Problem statement: Copy out exactly the lines from the start of the data to the line containing "import numpy as np". Include both.

Data:
++++++++

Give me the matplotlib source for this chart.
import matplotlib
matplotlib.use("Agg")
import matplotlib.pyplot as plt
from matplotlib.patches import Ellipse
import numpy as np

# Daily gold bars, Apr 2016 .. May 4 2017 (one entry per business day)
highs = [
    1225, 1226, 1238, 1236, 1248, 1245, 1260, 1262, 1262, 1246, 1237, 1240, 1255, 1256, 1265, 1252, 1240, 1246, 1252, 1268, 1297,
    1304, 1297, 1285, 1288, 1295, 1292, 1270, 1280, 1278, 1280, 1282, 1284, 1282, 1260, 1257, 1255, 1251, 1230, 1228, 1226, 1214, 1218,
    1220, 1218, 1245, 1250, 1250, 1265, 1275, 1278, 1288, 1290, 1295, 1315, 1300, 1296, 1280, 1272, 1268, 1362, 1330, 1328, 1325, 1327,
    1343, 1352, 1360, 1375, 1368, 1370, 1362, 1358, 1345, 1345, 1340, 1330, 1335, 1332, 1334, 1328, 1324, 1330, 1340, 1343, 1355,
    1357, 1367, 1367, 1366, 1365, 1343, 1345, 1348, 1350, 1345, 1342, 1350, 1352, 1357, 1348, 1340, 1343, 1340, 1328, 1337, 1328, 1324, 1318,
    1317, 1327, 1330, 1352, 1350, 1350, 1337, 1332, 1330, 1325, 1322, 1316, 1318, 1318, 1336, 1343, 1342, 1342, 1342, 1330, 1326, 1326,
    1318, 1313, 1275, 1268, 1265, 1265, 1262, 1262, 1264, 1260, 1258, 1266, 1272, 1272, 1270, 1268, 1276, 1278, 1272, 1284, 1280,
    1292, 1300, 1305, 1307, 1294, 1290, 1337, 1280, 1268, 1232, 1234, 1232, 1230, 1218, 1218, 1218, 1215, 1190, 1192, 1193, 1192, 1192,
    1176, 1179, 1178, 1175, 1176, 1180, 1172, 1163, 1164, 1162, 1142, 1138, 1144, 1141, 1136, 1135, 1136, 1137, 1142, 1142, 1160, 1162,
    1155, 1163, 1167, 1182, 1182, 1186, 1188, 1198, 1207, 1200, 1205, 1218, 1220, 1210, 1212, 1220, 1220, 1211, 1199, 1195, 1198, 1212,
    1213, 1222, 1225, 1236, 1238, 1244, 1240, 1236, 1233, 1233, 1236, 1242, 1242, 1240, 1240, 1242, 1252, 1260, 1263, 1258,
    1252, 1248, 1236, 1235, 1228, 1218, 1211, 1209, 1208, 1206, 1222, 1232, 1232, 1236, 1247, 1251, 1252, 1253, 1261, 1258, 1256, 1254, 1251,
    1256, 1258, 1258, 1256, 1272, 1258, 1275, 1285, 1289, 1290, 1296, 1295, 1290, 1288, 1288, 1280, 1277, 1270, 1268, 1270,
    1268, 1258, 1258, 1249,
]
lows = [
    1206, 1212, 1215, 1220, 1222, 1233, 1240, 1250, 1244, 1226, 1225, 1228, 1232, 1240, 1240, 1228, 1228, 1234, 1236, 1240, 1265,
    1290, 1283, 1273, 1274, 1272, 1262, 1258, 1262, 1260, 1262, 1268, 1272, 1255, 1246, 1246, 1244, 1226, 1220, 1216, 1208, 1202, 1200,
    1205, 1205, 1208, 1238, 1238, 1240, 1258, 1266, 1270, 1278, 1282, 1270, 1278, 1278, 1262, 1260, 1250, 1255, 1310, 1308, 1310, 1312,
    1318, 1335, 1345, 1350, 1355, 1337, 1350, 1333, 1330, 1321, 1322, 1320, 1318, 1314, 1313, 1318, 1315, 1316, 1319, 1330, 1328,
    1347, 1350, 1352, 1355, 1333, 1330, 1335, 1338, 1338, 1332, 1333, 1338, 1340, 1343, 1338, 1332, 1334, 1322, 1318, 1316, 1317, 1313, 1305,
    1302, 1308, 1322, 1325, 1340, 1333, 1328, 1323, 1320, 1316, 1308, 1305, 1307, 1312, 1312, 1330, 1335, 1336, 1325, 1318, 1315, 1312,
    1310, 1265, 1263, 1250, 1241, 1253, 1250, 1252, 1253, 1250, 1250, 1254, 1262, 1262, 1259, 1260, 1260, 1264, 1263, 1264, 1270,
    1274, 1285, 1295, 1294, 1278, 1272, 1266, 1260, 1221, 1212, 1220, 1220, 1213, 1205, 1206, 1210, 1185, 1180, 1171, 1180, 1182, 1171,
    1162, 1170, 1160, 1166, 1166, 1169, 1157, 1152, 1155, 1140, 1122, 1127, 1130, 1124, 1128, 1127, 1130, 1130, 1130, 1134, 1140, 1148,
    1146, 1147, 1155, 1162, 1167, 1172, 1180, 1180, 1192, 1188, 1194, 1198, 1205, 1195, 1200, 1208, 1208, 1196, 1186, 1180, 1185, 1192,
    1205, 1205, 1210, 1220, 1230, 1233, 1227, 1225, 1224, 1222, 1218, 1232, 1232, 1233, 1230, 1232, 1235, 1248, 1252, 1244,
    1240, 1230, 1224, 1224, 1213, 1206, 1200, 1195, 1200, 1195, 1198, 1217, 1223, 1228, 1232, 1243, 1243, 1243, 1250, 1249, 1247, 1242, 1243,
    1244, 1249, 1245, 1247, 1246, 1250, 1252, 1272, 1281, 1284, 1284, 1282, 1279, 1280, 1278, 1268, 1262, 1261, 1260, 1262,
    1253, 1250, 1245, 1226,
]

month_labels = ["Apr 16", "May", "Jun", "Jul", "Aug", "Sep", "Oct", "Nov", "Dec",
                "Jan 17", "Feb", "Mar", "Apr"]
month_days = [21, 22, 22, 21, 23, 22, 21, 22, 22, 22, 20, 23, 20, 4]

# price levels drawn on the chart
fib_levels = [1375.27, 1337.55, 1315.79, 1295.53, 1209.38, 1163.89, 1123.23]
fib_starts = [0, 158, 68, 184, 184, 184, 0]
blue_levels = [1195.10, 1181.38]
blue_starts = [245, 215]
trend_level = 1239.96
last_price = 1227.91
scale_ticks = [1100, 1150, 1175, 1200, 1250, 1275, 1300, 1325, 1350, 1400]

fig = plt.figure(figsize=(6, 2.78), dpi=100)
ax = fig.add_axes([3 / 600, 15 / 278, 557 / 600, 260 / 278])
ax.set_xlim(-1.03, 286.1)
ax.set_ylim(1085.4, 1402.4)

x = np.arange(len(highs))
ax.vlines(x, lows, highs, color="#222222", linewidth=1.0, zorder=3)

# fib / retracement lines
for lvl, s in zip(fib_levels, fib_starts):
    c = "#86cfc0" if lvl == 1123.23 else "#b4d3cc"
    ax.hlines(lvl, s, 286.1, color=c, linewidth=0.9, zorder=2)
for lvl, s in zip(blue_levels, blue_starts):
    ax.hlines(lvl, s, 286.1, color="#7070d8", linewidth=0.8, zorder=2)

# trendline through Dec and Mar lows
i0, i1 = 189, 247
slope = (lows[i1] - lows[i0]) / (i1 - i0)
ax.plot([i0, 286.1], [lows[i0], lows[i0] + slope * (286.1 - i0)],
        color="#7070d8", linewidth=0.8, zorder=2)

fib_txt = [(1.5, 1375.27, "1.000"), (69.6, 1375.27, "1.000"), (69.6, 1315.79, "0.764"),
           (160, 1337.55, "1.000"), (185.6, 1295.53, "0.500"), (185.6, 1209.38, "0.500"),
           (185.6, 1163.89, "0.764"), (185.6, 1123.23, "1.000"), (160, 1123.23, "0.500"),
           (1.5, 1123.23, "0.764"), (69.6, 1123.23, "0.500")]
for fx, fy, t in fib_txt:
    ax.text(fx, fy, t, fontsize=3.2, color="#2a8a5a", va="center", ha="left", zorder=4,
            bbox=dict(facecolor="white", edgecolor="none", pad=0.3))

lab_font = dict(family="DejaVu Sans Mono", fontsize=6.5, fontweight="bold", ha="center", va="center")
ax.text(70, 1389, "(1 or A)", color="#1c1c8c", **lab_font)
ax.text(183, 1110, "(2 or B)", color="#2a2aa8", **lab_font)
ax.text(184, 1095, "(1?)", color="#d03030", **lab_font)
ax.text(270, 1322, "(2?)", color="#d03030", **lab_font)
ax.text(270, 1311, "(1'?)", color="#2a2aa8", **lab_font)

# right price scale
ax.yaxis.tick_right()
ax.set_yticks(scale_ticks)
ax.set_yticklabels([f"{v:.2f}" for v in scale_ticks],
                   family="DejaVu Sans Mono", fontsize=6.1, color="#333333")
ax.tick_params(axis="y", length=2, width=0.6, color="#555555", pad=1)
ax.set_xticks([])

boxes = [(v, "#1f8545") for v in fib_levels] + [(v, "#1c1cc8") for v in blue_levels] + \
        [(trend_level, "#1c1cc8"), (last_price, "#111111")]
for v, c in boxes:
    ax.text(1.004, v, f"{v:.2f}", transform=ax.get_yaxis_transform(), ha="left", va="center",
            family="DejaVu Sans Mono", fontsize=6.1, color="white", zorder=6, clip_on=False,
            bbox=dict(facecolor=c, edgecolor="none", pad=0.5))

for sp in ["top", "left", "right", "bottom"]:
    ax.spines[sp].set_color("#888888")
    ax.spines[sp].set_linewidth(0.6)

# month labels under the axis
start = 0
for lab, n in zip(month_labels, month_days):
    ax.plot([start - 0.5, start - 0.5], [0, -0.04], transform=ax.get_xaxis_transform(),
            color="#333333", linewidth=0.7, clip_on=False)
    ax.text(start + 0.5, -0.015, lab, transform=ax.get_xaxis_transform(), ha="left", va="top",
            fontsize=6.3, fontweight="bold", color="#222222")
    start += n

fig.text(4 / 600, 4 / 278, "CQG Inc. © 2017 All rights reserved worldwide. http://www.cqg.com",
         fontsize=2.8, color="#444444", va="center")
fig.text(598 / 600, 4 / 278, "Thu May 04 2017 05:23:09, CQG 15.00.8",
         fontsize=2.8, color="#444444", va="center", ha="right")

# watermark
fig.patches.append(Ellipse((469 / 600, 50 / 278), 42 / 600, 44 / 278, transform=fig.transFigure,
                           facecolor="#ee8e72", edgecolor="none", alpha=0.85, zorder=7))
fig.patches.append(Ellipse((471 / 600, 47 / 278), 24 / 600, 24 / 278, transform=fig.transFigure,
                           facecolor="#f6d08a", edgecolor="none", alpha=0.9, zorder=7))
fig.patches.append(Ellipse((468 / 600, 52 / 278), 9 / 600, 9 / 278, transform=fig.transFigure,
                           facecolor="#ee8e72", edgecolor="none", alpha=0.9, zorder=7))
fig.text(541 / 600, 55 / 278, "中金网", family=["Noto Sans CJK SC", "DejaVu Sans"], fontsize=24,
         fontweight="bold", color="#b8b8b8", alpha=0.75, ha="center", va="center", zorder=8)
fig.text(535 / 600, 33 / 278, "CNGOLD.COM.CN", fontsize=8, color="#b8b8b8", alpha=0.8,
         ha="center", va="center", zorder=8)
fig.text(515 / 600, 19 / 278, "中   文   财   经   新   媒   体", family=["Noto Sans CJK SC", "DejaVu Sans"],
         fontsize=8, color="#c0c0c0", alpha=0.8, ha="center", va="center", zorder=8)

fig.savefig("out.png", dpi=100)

++++++++

Exercise response:
Give me the matplotlib source for this chart.
import matplotlib
matplotlib.use("Agg")
import matplotlib.pyplot as plt
from matplotlib.patches import Ellipse
import numpy as np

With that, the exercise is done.